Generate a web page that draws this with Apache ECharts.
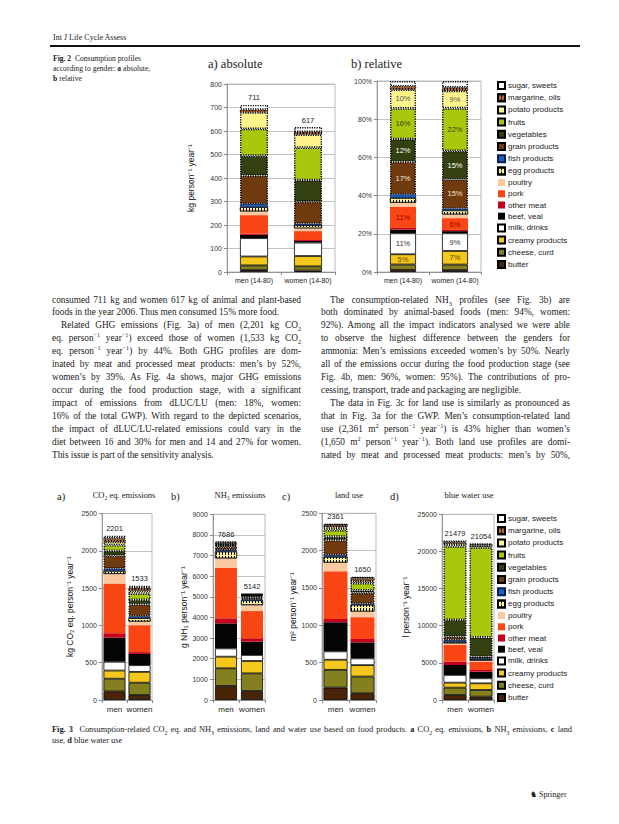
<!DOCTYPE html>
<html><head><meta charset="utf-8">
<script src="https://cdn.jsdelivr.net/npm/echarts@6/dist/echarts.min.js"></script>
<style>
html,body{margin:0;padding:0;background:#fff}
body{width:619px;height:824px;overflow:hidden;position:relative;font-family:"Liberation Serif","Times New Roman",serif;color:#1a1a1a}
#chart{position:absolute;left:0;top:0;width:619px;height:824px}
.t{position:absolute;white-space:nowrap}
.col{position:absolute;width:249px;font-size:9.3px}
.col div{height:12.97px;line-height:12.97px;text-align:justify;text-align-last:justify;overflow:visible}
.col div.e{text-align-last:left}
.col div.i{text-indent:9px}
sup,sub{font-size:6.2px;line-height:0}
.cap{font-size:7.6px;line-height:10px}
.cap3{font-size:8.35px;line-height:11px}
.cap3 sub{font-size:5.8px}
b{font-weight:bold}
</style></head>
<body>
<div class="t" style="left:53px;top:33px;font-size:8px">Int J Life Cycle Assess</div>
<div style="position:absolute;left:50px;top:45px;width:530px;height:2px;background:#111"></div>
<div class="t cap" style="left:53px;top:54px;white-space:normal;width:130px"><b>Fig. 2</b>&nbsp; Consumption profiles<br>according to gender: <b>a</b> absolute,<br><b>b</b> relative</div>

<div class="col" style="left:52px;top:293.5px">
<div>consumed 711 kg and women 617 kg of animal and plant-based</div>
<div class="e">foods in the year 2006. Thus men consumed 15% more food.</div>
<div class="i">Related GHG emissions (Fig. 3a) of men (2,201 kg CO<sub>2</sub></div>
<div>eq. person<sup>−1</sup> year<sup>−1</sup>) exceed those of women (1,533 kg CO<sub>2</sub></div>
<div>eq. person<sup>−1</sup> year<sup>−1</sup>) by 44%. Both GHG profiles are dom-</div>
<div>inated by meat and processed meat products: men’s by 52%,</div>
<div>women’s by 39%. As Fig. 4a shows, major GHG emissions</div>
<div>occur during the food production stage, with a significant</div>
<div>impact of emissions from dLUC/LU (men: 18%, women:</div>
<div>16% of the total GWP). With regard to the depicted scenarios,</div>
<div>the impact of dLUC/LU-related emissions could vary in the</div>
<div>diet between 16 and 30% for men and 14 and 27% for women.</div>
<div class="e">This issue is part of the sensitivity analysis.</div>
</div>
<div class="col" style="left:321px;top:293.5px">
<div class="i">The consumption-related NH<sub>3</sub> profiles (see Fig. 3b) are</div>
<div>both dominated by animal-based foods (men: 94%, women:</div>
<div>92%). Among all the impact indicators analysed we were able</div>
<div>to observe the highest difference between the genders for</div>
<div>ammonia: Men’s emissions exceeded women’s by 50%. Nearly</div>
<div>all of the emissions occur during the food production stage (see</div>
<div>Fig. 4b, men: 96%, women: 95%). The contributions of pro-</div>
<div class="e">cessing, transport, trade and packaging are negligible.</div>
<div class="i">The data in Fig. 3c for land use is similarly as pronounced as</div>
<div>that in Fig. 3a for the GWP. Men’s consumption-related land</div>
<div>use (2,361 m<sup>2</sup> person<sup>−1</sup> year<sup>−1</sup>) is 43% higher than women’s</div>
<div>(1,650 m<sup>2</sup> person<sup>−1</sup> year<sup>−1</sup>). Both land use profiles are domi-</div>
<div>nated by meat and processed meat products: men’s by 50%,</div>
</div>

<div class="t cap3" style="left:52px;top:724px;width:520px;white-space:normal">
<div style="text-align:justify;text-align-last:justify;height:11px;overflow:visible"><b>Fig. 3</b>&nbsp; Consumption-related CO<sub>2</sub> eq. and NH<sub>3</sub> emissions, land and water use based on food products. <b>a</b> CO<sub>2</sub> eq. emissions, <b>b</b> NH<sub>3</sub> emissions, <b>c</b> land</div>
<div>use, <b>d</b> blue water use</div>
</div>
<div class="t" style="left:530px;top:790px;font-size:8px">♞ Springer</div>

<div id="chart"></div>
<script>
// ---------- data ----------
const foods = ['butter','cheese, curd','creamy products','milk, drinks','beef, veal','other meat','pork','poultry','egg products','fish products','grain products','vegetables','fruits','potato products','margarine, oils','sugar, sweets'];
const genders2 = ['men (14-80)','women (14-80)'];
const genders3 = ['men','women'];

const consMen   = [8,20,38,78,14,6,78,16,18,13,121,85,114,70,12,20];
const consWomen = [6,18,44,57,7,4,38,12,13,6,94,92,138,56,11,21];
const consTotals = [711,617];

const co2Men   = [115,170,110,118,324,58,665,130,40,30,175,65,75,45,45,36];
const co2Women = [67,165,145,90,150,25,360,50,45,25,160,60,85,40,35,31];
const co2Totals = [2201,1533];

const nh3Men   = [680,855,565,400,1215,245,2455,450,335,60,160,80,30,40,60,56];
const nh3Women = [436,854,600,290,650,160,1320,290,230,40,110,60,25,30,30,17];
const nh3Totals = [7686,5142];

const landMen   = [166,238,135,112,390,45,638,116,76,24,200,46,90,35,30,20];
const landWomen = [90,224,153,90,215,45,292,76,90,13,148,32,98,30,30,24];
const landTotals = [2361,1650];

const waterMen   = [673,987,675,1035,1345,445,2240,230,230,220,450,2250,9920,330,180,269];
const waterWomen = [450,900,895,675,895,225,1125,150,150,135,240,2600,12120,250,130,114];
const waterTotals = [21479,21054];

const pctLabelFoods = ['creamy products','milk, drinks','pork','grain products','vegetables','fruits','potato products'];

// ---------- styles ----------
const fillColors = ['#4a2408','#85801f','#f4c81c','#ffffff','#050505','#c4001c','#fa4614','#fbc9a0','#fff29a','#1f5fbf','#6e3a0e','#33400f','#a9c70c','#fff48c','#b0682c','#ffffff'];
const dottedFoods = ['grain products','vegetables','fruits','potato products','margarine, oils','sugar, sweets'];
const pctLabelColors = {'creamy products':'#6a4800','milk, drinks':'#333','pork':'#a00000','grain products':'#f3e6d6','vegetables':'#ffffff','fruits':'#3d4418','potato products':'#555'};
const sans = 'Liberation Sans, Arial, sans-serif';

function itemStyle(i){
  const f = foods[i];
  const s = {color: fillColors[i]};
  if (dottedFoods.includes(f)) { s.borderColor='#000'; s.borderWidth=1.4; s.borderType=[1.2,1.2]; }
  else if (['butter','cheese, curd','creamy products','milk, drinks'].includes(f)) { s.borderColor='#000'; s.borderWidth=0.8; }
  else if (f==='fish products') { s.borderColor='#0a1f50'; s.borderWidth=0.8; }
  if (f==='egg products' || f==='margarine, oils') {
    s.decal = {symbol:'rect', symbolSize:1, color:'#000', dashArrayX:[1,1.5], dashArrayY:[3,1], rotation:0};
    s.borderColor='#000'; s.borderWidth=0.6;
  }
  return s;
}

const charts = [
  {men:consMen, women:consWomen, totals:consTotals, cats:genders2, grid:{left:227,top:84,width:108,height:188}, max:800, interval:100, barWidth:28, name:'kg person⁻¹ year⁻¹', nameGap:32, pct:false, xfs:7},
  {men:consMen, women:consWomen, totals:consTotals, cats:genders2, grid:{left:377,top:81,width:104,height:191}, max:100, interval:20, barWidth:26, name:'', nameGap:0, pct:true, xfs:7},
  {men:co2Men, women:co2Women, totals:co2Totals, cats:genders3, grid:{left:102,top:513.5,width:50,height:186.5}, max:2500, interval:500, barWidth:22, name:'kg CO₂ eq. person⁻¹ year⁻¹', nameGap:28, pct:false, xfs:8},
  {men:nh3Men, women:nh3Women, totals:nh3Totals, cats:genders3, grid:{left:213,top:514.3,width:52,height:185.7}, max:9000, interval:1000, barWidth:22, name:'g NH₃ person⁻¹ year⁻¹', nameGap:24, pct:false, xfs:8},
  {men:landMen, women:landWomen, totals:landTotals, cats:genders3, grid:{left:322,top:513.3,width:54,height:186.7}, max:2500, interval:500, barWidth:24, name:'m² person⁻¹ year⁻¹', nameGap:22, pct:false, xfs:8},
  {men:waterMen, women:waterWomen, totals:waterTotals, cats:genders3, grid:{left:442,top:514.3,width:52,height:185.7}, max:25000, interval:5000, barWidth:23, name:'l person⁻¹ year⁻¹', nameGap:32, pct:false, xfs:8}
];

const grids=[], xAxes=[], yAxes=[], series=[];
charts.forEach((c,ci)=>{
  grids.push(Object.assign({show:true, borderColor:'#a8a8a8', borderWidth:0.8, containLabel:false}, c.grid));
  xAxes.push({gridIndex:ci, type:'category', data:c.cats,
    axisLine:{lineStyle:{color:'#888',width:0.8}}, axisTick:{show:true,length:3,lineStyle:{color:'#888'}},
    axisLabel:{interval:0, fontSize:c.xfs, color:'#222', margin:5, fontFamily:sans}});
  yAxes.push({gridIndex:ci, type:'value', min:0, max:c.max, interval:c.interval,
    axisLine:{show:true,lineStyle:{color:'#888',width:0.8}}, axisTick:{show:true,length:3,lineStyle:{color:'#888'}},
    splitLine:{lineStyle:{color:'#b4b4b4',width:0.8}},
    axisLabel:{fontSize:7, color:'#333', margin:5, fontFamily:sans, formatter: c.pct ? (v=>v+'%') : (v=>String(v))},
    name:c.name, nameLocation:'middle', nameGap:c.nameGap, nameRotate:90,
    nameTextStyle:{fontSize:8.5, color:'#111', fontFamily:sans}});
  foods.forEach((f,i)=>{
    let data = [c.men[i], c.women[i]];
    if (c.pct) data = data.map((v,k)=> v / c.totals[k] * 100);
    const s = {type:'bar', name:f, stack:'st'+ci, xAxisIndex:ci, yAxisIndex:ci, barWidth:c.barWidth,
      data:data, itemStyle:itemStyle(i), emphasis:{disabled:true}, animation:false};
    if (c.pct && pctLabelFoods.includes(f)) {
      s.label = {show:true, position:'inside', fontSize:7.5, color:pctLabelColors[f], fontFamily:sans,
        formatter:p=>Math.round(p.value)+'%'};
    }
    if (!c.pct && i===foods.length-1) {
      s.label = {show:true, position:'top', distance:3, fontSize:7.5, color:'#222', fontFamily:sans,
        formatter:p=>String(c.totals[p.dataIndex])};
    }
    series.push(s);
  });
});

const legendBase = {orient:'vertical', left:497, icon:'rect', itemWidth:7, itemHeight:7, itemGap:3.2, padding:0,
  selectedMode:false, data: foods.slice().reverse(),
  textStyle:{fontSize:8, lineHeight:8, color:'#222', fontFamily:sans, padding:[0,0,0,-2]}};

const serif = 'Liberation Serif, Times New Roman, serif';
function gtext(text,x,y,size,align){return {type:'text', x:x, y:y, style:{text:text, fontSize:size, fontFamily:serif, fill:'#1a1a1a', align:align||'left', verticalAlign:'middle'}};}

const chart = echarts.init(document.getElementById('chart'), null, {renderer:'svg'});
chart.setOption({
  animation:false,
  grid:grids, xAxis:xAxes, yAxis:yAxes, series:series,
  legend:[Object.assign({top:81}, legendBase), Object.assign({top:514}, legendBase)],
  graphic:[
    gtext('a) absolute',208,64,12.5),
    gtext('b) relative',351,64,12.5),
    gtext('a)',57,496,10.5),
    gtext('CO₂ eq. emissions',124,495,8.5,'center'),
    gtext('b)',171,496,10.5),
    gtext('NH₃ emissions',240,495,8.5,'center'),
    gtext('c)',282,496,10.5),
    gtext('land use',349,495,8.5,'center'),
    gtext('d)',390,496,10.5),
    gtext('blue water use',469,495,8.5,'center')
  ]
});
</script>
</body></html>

▶ _WHAT THIS TASK INVOLVES_:
Skip the pictures and restate exactly the lines from the beginning of the listing to the line with "<b>a</b> absolute,<br><b>b</b> relative</div>", that line included.

▶ _ANSWER TO THIS PROBLEM_:
Generate a web page that draws this with Apache ECharts.
<!DOCTYPE html>
<html><head><meta charset="utf-8">
<script src="https://cdn.jsdelivr.net/npm/echarts@6/dist/echarts.min.js"></script>
<style>
html,body{margin:0;padding:0;background:#fff}
body{width:619px;height:824px;overflow:hidden;position:relative;font-family:"Liberation Serif","Times New Roman",serif;color:#1a1a1a}
#chart{position:absolute;left:0;top:0;width:619px;height:824px}
.t{position:absolute;white-space:nowrap}
.col{position:absolute;width:249px;font-size:9.3px}
.col div{height:12.97px;line-height:12.97px;text-align:justify;text-align-last:justify;overflow:visible}
.col div.e{text-align-last:left}
.col div.i{text-indent:9px}
sup,sub{font-size:6.2px;line-height:0}
.cap{font-size:7.6px;line-height:10px}
.cap3{font-size:8.35px;line-height:11px}
.cap3 sub{font-size:5.8px}
b{font-weight:bold}
</style></head>
<body>
<div class="t" style="left:53px;top:33px;font-size:8px">Int J Life Cycle Assess</div>
<div style="position:absolute;left:50px;top:45px;width:530px;height:2px;background:#111"></div>
<div class="t cap" style="left:53px;top:54px;white-space:normal;width:130px"><b>Fig. 2</b>&nbsp; Consumption profiles<br>according to gender: <b>a</b> absolute,<br><b>b</b> relative</div>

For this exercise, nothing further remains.